● Required task:
Return precisely the span of lines from the top of the material below to the line containing "const vigorControlHigh = [4.575, 4.54, 4.925, 4.95];", both included. Pictures are excluded.

● Material for this task:
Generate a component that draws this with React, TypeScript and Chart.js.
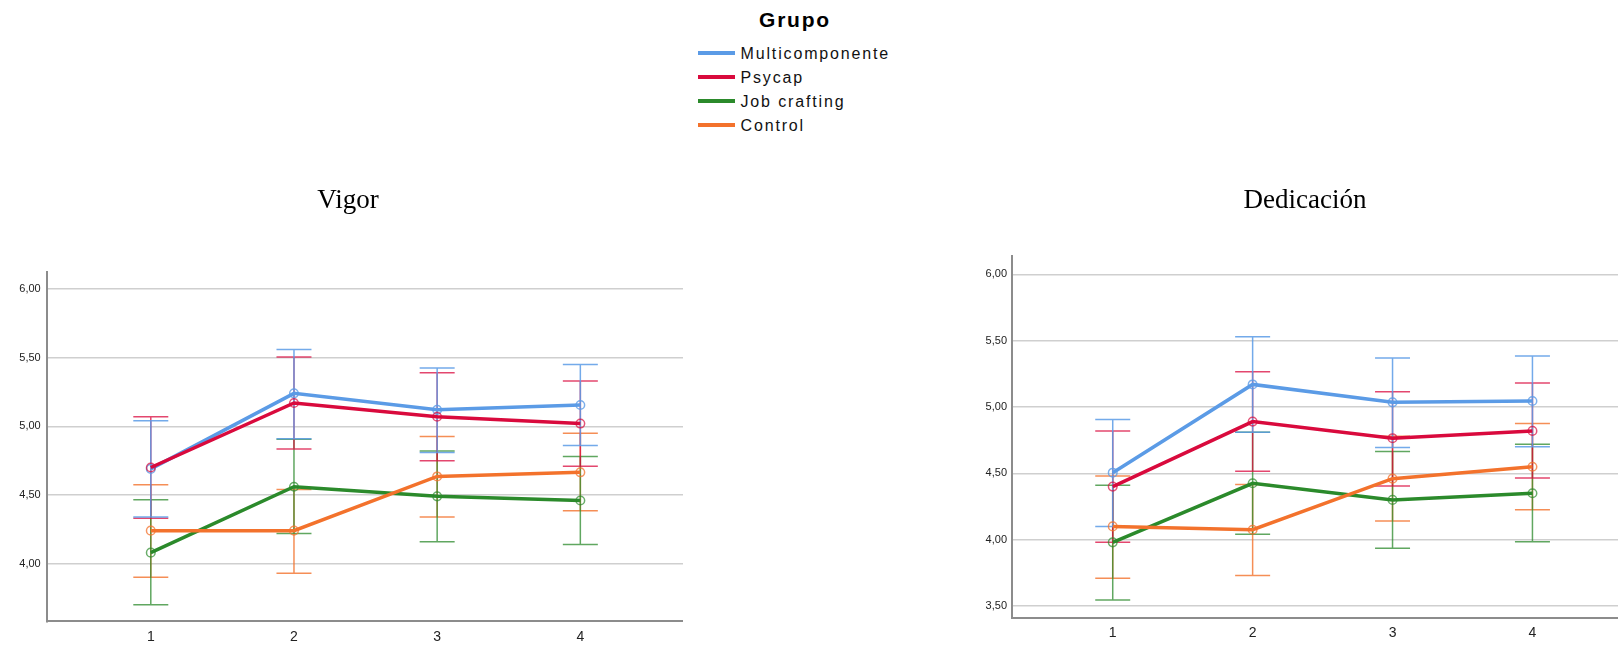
import React, { useEffect, useRef } from 'react';
import { Chart, registerables } from 'chart.js';

Chart.register(...registerables);

// ---------- data ----------
const timePoints = [1, 2, 3, 4];
const timeLabels = ['1', '2', '3', '4'];
const groupNames = ['Multicomponente', 'Psycap', 'Job crafting', 'Control'];
const legendTitle = 'Grupo';
const vigorTitle = 'Vigor';
const dedTitle = 'Dedicación';

// Vigor
const vigorMulti = [4.69, 5.24, 5.12, 5.155];
const vigorMultiLow = [4.34, 4.91, 4.81, 4.86];
const vigorMultiHigh = [5.04, 5.56, 5.425, 5.45];
const vigorPsycap = [4.7, 5.17, 5.07, 5.02];
const vigorPsycapLow = [4.33, 4.835, 4.75, 4.71];
const vigorPsycapHigh = [5.07, 5.505, 5.39, 5.33];
const vigorJob = [4.08, 4.56, 4.49, 4.46];
const vigorJobLow = [3.7, 4.22, 4.16, 4.14];
const vigorJobHigh = [4.465, 4.905, 4.82, 4.78];
const vigorControl = [4.24, 4.24, 4.635, 4.665];
const vigorControlLow = [3.9, 3.93, 4.34, 4.385];
const vigorControlHigh = [4.575, 4.54, 4.925, 4.95];

// Dedicación
const dedMulti = [4.505, 5.17, 5.035, 5.045];
const dedMultiLow = [4.1, 4.81, 4.695, 4.7];
const dedMultiHigh = [4.905, 5.53, 5.37, 5.385];
const dedPsycap = [4.4, 4.89, 4.765, 4.82];
const dedPsycapLow = [3.98, 4.515, 4.405, 4.465];
const dedPsycapHigh = [4.82, 5.265, 5.115, 5.18];
const dedJob = [3.98, 4.425, 4.3, 4.35];
const dedJobLow = [3.545, 4.04, 3.935, 3.985];
const dedJobHigh = [4.41, 4.81, 4.665, 4.72];
const dedControl = [4.1, 4.075, 4.46, 4.55];
const dedControlLow = [3.71, 3.73, 4.14, 4.225];
const dedControlHigh = [4.48, 4.415, 4.78, 4.875];

// ---------- styles ----------
const groupColors = ['#5b9be6', '#d90a3d', '#2b8a2b', '#f3722c'];
const errColors = [
  'rgba(91,155,230,0.85)',
  'rgba(217,10,61,0.75)',
  'rgba(43,138,43,0.75)',
  'rgba(243,114,44,0.8)',
];
const pointColors = [
  'rgba(91,155,230,0.8)',
  'rgba(217,10,61,0.7)',
  'rgba(43,138,43,0.7)',
  'rgba(243,114,44,0.75)',
];
const SANS = '"Liberation Sans", Arial, Helvetica, sans-serif';
const SERIF = '"Liberation Serif", "Times New Roman", serif';

const errorBarPlugin = {
  id: 'errorBars',
  beforeDatasetsDraw(chart: any) {
    const ctx = chart.ctx;
    const xs = chart.scales.x;
    const ys = chart.scales.y;
    const cap = 17.5;
    const dsets = chart.data.datasets;
    for (let d = dsets.length - 1; d >= 0; d--) {
      const ds = dsets[d];
      ctx.save();
      ctx.strokeStyle = ds.errColor;
      ctx.lineWidth = 1.5;
      ds.data.forEach((pt: any, i: number) => {
        const x = xs.getPixelForValue(pt.x);
        const y1 = ys.getPixelForValue(ds.errLow[i]);
        const y2 = ys.getPixelForValue(ds.errHigh[i]);
        ctx.beginPath();
        ctx.moveTo(x, y1);
        ctx.lineTo(x, y2);
        ctx.moveTo(x - cap, y1);
        ctx.lineTo(x + cap, y1);
        ctx.moveTo(x - cap, y2);
        ctx.lineTo(x + cap, y2);
        ctx.stroke();
      });
      ctx.restore();
    }
  },
};

type Geo = {
  left: number;
  top: number;
  width: number;
  height: number;
  padL: number;
  yAxisW: number;
  xAxisH: number;
  titleTop: number;
  titleBottom: number;
  xMin: number;
  xMax: number;
  yMin: number;
  yMax: number;
  yTickPad: number;
};

function ProfileChart(props: {
  title: string;
  means: number[][];
  lows: number[][];
  highs: number[][];
  geo: Geo;
}) {
  const ref = useRef<HTMLCanvasElement>(null);
  const { title, means, lows, highs, geo } = props;
  useEffect(() => {
    const canvas = ref.current!;
    const datasets = groupNames.map((name, g) => ({
      label: name,
      data: timePoints.map((t, i) => ({ x: t, y: means[g][i] })),
      errLow: lows[g],
      errHigh: highs[g],
      errColor: errColors[g],
      borderColor: groupColors[g],
      backgroundColor: groupColors[g],
      borderWidth: 3.5,
      pointRadius: 4.3,
      pointBorderWidth: 1.5,
      pointBorderColor: pointColors[g],
      pointBackgroundColor: 'rgba(255,255,255,0)',
      tension: 0,
      fill: false,
      order: 3 - g,
    }));
    const chart = new Chart(canvas, {
      type: 'line',
      data: { datasets } as any,
      plugins: [errorBarPlugin],
      options: {
        responsive: false,
        animation: false,
        devicePixelRatio: 1,
        layout: {
          autoPadding: false,
          padding: { left: geo.padL, right: 0, top: 0, bottom: 0 },
        },
        plugins: {
          legend: { display: false },
          tooltip: { enabled: false },
          title: {
            display: true,
            text: title,
            color: '#000',
            font: { family: SERIF, size: 27, weight: 'normal', lineHeight: 1.2 },
            padding: { top: geo.titleTop, bottom: geo.titleBottom },
          },
        },
        scales: {
          x: {
            type: 'linear',
            min: geo.xMin,
            max: geo.xMax,
            afterFit: (s: any) => {
              s.height = geo.xAxisH;
            },
            grid: { display: false, drawTicks: false },
            border: { display: true, color: '#8c8c8c', width: 2 },
            ticks: {
              stepSize: 1,
              includeBounds: false,
              padding: 7,
              color: '#222',
              font: { family: SANS, size: 14 },
              callback: (v: any) => {
                const idx = timePoints.indexOf(Number(v));
                return idx >= 0 ? timeLabels[idx] : '';
              },
            },
          },
          y: {
            type: 'linear',
            min: geo.yMin,
            max: geo.yMax,
            afterFit: (s: any) => {
              s.width = geo.yAxisW;
            },
            grid: { color: '#cfcfcf', lineWidth: 1.5, drawTicks: false },
            border: { display: true, color: '#8c8c8c', width: 2 },
            ticks: {
              stepSize: 0.5,
              includeBounds: false,
              padding: geo.yTickPad,
              color: '#222',
              font: { family: SANS, size: 11 },
              callback: (v: any) => Number(v).toFixed(2).replace('.', ','),
            },
          },
        },
      } as any,
    });
    return () => chart.destroy();
  }, []);
  return (
    <canvas
      ref={ref}
      width={geo.width}
      height={geo.height}
      style={{
        position: 'absolute',
        left: geo.left,
        top: geo.top,
        width: geo.width,
        height: geo.height,
      }}
    />
  );
}

const vigorGeo: Geo = {
  left: 0,
  top: 170,
  width: 683,
  height: 475,
  padL: 13,
  yAxisW: 33.7,
  xAxisH: 23.7,
  titleTop: 14.8,
  titleBottom: 54.5,
  xMin: 0.273,
  xMax: 4.717,
  yMin: 3.58,
  yMax: 6.126,
  yTickPad: 6,
};

const dedGeo: Geo = {
  left: 960,
  top: 170,
  width: 668,
  height: 475,
  padL: 22,
  yAxisW: 30,
  xAxisH: 27.3,
  titleTop: 14.8,
  titleBottom: 38.8,
  xMin: 0.28,
  xMax: 4.683,
  yMin: 3.412,
  yMax: 6.138,
  yTickPad: 5,
};

function Legend() {
  const lineCenters = [52.5, 76.5, 100.5, 124.5];
  return (
    <div style={{ position: 'absolute', left: 0, top: 0 }}>
      <div
        style={{
          position: 'absolute',
          left: 759,
          top: 8.9,
          font: `bold 21px ${SANS}`,
          lineHeight: '21px',
          letterSpacing: '1.8px',
          whiteSpace: 'nowrap',
          color: '#000',
        }}
      >
        {legendTitle}
      </div>
      {groupNames.map((name, g) => (
        <React.Fragment key={name}>
          <div
            style={{
              position: 'absolute',
              left: 698,
              top: lineCenters[g] - 2,
              width: 37,
              height: 4,
              background: groupColors[g],
            }}
          />
          <div
            style={{
              position: 'absolute',
              left: 740.5,
              top: lineCenters[g] + 7 - 13.4,
              font: `16px ${SANS}`,
              lineHeight: '16px',
              letterSpacing: '1.85px',
              whiteSpace: 'nowrap',
              color: '#111',
            }}
          >
            {name}
          </div>
        </React.Fragment>
      ))}
    </div>
  );
}

export default function App() {
  return (
    <div
      style={{
        position: 'absolute',
        left: 0,
        top: 0,
        width: 1618,
        height: 645,
        overflow: 'hidden',
        background: '#fff',
      }}
    >
      <Legend />
      <ProfileChart
        title={vigorTitle}
        means={[vigorMulti, vigorPsycap, vigorJob, vigorControl]}
        lows={[vigorMultiLow, vigorPsycapLow, vigorJobLow, vigorControlLow]}
        highs={[vigorMultiHigh, vigorPsycapHigh, vigorJobHigh, vigorControlHigh]}
        geo={vigorGeo}
      />
      <ProfileChart
        title={dedTitle}
        means={[dedMulti, dedPsycap, dedJob, dedControl]}
        lows={[dedMultiLow, dedPsycapLow, dedJobLow, dedControlLow]}
        highs={[dedMultiHigh, dedPsycapHigh, dedJobHigh, dedControlHigh]}
        geo={dedGeo}
      />
    </div>
  );
}
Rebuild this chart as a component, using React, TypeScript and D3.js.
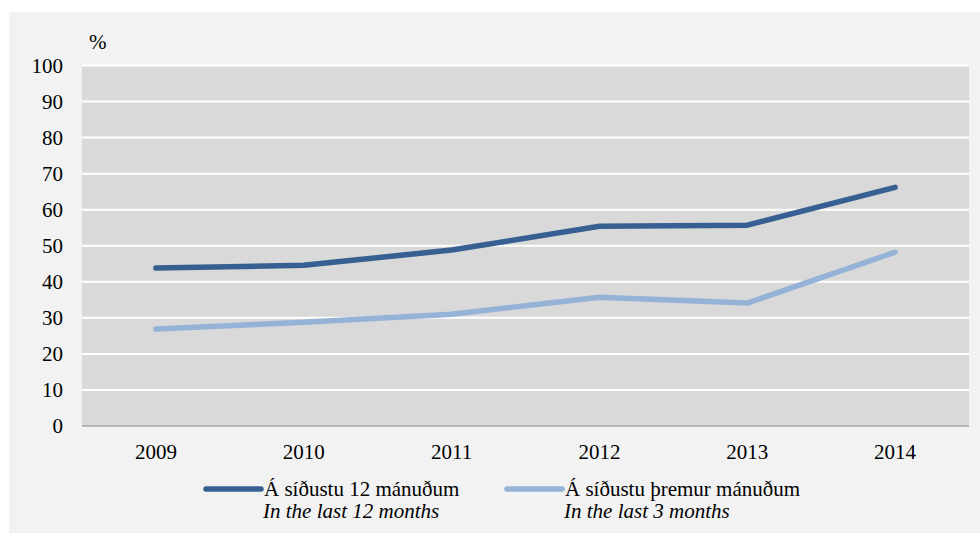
import React from "react";
import * as d3 from "d3";

const years = ["2009", "2010", "2011", "2012", "2013", "2014"];
const last12 = [43.8, 44.6, 48.8, 55.4, 55.7, 66.2];
const last3 = [26.9, 28.8, 31.0, 35.7, 34.1, 48.2];
const yTicks = [0, 10, 20, 30, 40, 50, 60, 70, 80, 90, 100];
const legendMain = ["Á síðustu 12 mánuðum", "Á síðustu þremur mánuðum"];
const legendSub = ["In the last 12 months", "In the last 3 months"];

const DARK = "#376092";
const LIGHT = "#95b3d7";
const FONT = "'Liberation Serif', 'Times New Roman', serif";

export default function App() {
  const W = 980, H = 534;
  const left = 82, right = 969, top = 65.5, bottom = 426;
  const x = d3.scaleBand<string>().domain(years).range([left, right]);
  const y = d3.scaleLinear().domain([0, 100]).range([bottom, top]);
  const line = d3.line<number>()
    .x((_, i) => (x(years[i]) as number) + x.bandwidth() / 2)
    .y((d) => y(d))
    .curve(d3.curveLinear);
  const series = [
    { data: last12, color: DARK },
    { data: last3, color: LIGHT },
  ];
  const legendX = [206, 507];
  const legendLen = [55, 55];
  return (
    <svg width={W} height={H} style={{ position: "absolute", left: 0, top: 0 }} fontFamily={FONT}>
      <rect x={9} y={12} width={971} height={521} fill="#f2f2f2" />
      <rect x={left} y={top} width={right - left} height={bottom - top} fill="#d9d9d9" />
      {yTicks.filter((t) => t > 0).map((t) => (
        <line key={t} x1={left} x2={right} y1={y(t)} y2={y(t)} stroke="#ffffff" strokeWidth={2} />
      ))}
      <line x1={left} x2={right} y1={y(0)} y2={y(0)} stroke="#868686" strokeWidth={1.2} />
      {yTicks.map((t) => (
        <text key={t} x={63} y={y(t)} dy="0.35em" textAnchor="end" fontSize={21} fill="#000">{t}</text>
      ))}
      <text x={89} y={49} fontSize={21} fill="#000">%</text>
      {years.map((yr) => (
        <text key={yr} x={(x(yr) as number) + x.bandwidth() / 2} y={459} textAnchor="middle" fontSize={21} fill="#000">{yr}</text>
      ))}
      {series.map((s, i) => (
        <path key={i} d={line(s.data) || ""} fill="none" stroke={s.color} strokeWidth={5.5} strokeLinecap="round" strokeLinejoin="round" />
      ))}
      {series.map((s, i) => (
        <g key={i}>
          <line x1={legendX[i]} x2={legendX[i] + legendLen[i]} y1={489} y2={489} stroke={s.color} strokeWidth={5.5} strokeLinecap="round" />
          <text x={legendX[i] + 58} y={496} fontSize={21} fill="#000">{legendMain[i]}</text>
          <text x={legendX[i] + 57} y={518} fontSize={21} fontStyle="italic" fill="#000">{legendSub[i]}</text>
        </g>
      ))}
    </svg>
  );
}
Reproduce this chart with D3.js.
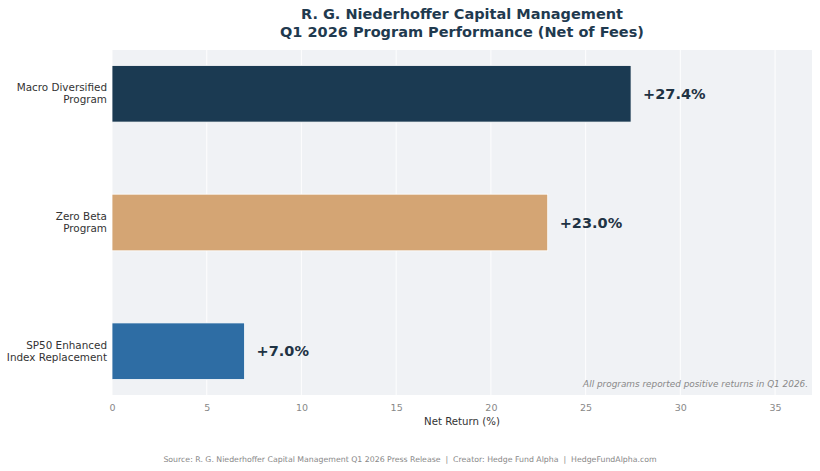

● Result of the exercise:
Generate a component that draws this with React, TypeScript and Chart.js.
import React, { useEffect, useRef } from 'react';
import { Chart, registerables } from 'chart.js';

Chart.register(...registerables);

// ---------- data ----------
const timePoints = [1, 2, 3, 4];
const timeLabels = ['1', '2', '3', '4'];
const groupNames = ['Multicomponente', 'Psycap', 'Job crafting', 'Control'];
const legendTitle = 'Grupo';
const vigorTitle = 'Vigor';
const dedTitle = 'Dedicación';

// Vigor
const vigorMulti = [4.69, 5.24, 5.12, 5.155];
const vigorMultiLow = [4.34, 4.91, 4.81, 4.86];
const vigorMultiHigh = [5.04, 5.56, 5.425, 5.45];
const vigorPsycap = [4.7, 5.17, 5.07, 5.02];
const vigorPsycapLow = [4.33, 4.835, 4.75, 4.71];
const vigorPsycapHigh = [5.07, 5.505, 5.39, 5.33];
const vigorJob = [4.08, 4.56, 4.49, 4.46];
const vigorJobLow = [3.7, 4.22, 4.16, 4.14];
const vigorJobHigh = [4.465, 4.905, 4.82, 4.78];
const vigorControl = [4.24, 4.24, 4.635, 4.665];
const vigorControlLow = [3.9, 3.93, 4.34, 4.385];
const vigorControlHigh = [4.575, 4.54, 4.925, 4.95];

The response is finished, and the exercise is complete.